§ **To do**: Nothing after the line with "A_blue_end = 16.8" belongs in the copy; extract the lines below from the top through that line, pictures left out.

§ **Recorded information**:
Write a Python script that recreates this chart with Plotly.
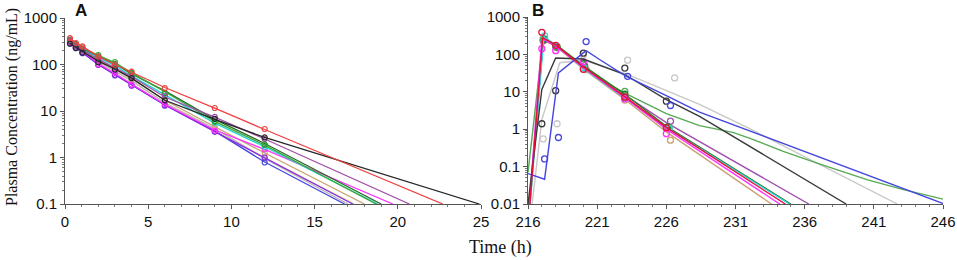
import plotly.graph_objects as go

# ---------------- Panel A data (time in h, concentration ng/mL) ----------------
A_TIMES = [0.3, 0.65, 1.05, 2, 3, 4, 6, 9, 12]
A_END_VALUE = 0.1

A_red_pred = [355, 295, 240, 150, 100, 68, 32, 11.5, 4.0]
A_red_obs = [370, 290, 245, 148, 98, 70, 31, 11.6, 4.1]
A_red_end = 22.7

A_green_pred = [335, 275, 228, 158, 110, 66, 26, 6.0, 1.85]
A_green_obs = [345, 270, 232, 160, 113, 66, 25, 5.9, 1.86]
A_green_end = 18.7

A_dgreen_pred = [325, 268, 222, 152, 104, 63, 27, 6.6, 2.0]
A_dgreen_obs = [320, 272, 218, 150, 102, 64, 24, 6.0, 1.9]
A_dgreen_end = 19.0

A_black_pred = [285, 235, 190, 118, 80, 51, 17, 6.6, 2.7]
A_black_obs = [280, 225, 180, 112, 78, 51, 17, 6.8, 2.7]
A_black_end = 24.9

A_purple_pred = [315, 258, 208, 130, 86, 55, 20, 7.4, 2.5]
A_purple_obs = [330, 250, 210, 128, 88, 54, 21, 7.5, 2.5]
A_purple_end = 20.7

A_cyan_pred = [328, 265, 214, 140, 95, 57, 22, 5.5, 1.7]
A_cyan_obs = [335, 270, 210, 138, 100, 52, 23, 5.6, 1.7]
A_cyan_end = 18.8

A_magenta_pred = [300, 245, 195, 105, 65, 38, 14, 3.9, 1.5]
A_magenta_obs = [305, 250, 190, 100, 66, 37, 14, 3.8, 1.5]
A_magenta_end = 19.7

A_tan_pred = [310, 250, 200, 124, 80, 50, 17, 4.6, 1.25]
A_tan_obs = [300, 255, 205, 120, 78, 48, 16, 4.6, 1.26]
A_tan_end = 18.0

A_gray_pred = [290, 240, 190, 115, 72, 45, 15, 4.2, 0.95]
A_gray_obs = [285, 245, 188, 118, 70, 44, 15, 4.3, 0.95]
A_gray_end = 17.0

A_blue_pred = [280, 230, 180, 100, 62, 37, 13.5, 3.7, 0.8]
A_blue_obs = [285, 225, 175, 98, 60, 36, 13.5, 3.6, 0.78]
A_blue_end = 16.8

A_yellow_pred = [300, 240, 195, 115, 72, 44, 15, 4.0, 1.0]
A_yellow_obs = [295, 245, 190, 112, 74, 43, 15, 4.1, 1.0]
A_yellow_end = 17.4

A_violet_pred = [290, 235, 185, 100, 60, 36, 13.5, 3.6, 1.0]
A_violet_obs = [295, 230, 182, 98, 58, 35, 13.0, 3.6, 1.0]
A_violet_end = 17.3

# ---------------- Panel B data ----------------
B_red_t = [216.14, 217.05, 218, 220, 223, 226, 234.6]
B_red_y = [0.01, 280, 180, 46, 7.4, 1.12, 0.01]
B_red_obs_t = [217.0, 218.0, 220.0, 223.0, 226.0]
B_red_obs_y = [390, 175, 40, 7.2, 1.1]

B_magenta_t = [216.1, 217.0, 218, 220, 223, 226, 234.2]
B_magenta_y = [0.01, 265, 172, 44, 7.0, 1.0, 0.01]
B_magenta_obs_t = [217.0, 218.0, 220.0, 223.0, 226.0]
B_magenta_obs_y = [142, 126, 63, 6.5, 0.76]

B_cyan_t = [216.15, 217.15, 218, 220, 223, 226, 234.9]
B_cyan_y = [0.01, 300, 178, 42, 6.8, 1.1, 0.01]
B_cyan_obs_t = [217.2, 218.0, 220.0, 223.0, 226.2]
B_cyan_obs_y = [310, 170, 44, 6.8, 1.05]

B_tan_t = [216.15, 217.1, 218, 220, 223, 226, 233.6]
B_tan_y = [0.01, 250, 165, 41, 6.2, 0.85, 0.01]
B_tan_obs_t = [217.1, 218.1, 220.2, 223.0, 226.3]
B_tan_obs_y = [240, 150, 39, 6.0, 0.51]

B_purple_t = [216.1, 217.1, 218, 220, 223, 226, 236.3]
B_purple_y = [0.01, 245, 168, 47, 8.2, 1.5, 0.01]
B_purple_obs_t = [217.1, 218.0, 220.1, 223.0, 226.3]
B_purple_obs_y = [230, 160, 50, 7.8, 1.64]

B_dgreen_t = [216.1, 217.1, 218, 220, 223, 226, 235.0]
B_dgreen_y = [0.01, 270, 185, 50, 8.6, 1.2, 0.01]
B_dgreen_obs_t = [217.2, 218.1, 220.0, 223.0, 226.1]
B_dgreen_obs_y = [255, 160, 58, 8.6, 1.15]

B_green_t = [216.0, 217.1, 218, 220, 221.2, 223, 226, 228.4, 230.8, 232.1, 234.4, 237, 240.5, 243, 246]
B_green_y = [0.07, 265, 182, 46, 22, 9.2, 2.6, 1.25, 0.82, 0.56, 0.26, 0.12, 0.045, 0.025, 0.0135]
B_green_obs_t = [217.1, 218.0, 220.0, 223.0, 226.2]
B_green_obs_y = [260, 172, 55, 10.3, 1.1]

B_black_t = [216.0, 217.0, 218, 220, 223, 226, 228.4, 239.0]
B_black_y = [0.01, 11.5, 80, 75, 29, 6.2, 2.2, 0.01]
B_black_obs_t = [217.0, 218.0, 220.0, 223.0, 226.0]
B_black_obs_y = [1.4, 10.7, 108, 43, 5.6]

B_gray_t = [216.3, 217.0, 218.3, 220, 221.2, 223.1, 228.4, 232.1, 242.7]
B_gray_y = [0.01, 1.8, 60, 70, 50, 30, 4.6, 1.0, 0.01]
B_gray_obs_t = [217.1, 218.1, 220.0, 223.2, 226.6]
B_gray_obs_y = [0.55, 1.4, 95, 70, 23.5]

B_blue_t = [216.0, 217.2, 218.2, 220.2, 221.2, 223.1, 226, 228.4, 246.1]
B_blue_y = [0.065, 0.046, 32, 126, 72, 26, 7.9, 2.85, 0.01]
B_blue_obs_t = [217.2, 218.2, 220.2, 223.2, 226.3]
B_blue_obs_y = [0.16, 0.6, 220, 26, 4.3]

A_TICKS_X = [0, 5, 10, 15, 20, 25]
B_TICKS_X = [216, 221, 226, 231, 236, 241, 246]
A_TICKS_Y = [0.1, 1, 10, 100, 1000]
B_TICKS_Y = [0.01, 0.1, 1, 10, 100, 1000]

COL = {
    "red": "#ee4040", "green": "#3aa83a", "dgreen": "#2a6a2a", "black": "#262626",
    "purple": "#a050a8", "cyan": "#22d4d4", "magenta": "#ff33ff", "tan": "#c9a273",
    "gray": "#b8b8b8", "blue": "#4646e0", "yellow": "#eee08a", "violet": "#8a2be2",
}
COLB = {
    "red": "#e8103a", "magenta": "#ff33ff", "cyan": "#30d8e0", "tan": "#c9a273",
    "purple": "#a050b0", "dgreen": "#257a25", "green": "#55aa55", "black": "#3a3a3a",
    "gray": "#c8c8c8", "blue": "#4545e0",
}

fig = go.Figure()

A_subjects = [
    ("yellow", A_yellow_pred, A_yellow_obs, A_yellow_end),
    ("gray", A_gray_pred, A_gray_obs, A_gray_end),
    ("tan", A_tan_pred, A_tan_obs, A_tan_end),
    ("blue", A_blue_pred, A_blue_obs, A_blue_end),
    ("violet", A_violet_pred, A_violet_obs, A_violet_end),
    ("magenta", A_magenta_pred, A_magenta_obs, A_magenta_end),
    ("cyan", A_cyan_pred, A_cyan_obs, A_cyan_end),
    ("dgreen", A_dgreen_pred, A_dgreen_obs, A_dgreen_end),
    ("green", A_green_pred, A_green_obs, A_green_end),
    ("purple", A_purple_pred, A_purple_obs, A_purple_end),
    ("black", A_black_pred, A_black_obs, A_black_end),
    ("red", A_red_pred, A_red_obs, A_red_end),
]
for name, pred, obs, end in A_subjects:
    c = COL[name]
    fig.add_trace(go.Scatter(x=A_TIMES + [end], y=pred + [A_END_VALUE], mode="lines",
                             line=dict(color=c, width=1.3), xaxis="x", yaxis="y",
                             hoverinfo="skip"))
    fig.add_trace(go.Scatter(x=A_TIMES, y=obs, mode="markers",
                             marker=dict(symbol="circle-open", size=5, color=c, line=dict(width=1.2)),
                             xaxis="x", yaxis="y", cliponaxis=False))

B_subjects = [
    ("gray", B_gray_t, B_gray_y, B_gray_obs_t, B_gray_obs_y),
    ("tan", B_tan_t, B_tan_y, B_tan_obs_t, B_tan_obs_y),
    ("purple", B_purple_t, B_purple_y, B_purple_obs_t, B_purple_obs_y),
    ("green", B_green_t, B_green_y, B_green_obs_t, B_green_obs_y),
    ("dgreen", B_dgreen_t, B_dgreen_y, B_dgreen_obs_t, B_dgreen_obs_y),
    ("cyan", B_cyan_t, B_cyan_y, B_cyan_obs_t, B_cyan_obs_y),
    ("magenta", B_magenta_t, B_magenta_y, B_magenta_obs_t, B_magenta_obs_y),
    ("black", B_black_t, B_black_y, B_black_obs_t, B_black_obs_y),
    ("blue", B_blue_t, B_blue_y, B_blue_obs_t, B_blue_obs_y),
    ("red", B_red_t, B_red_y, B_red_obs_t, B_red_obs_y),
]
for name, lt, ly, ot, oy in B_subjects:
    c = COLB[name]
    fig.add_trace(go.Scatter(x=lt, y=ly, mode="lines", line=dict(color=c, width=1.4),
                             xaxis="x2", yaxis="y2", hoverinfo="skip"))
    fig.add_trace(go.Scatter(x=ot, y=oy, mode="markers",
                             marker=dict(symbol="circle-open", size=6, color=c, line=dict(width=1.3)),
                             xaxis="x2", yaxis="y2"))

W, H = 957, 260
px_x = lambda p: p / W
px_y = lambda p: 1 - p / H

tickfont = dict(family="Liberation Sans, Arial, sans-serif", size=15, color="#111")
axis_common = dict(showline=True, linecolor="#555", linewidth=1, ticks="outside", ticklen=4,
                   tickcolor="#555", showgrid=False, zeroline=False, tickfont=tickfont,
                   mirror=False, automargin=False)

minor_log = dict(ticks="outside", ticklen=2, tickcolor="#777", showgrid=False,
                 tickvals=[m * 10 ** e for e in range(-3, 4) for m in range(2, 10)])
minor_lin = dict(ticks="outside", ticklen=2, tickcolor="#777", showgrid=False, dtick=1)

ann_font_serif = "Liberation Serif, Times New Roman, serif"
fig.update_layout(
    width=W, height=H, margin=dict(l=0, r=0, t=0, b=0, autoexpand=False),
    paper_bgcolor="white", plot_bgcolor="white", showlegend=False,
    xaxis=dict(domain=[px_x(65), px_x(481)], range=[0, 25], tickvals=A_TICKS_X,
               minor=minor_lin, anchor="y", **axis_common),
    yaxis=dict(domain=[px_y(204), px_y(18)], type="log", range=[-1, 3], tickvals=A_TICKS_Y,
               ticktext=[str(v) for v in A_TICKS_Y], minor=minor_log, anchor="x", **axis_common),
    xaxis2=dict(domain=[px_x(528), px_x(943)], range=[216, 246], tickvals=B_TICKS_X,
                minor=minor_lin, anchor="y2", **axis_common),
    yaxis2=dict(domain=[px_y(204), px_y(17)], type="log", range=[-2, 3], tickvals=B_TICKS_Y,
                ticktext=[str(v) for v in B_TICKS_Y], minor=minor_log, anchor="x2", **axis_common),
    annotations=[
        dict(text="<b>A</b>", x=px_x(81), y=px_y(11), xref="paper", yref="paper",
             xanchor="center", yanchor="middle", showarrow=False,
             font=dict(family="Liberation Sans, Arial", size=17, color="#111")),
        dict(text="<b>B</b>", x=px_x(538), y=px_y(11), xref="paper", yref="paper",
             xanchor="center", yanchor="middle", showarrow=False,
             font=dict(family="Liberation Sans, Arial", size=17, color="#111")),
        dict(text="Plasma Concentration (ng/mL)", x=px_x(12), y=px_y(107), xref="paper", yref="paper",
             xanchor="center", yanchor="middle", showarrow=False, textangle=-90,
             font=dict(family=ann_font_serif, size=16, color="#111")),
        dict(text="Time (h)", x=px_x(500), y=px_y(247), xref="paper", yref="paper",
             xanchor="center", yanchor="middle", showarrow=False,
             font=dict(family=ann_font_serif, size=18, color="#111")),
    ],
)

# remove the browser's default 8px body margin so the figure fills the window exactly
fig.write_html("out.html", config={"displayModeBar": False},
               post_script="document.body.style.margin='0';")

§ **Complete response**:
Write a Python script that recreates this chart with Plotly.
import plotly.graph_objects as go

# ---------------- Panel A data (time in h, concentration ng/mL) ----------------
A_TIMES = [0.3, 0.65, 1.05, 2, 3, 4, 6, 9, 12]
A_END_VALUE = 0.1

A_red_pred = [355, 295, 240, 150, 100, 68, 32, 11.5, 4.0]
A_red_obs = [370, 290, 245, 148, 98, 70, 31, 11.6, 4.1]
A_red_end = 22.7

A_green_pred = [335, 275, 228, 158, 110, 66, 26, 6.0, 1.85]
A_green_obs = [345, 270, 232, 160, 113, 66, 25, 5.9, 1.86]
A_green_end = 18.7

A_dgreen_pred = [325, 268, 222, 152, 104, 63, 27, 6.6, 2.0]
A_dgreen_obs = [320, 272, 218, 150, 102, 64, 24, 6.0, 1.9]
A_dgreen_end = 19.0

A_black_pred = [285, 235, 190, 118, 80, 51, 17, 6.6, 2.7]
A_black_obs = [280, 225, 180, 112, 78, 51, 17, 6.8, 2.7]
A_black_end = 24.9

A_purple_pred = [315, 258, 208, 130, 86, 55, 20, 7.4, 2.5]
A_purple_obs = [330, 250, 210, 128, 88, 54, 21, 7.5, 2.5]
A_purple_end = 20.7

A_cyan_pred = [328, 265, 214, 140, 95, 57, 22, 5.5, 1.7]
A_cyan_obs = [335, 270, 210, 138, 100, 52, 23, 5.6, 1.7]
A_cyan_end = 18.8

A_magenta_pred = [300, 245, 195, 105, 65, 38, 14, 3.9, 1.5]
A_magenta_obs = [305, 250, 190, 100, 66, 37, 14, 3.8, 1.5]
A_magenta_end = 19.7

A_tan_pred = [310, 250, 200, 124, 80, 50, 17, 4.6, 1.25]
A_tan_obs = [300, 255, 205, 120, 78, 48, 16, 4.6, 1.26]
A_tan_end = 18.0

A_gray_pred = [290, 240, 190, 115, 72, 45, 15, 4.2, 0.95]
A_gray_obs = [285, 245, 188, 118, 70, 44, 15, 4.3, 0.95]
A_gray_end = 17.0

A_blue_pred = [280, 230, 180, 100, 62, 37, 13.5, 3.7, 0.8]
A_blue_obs = [285, 225, 175, 98, 60, 36, 13.5, 3.6, 0.78]
A_blue_end = 16.8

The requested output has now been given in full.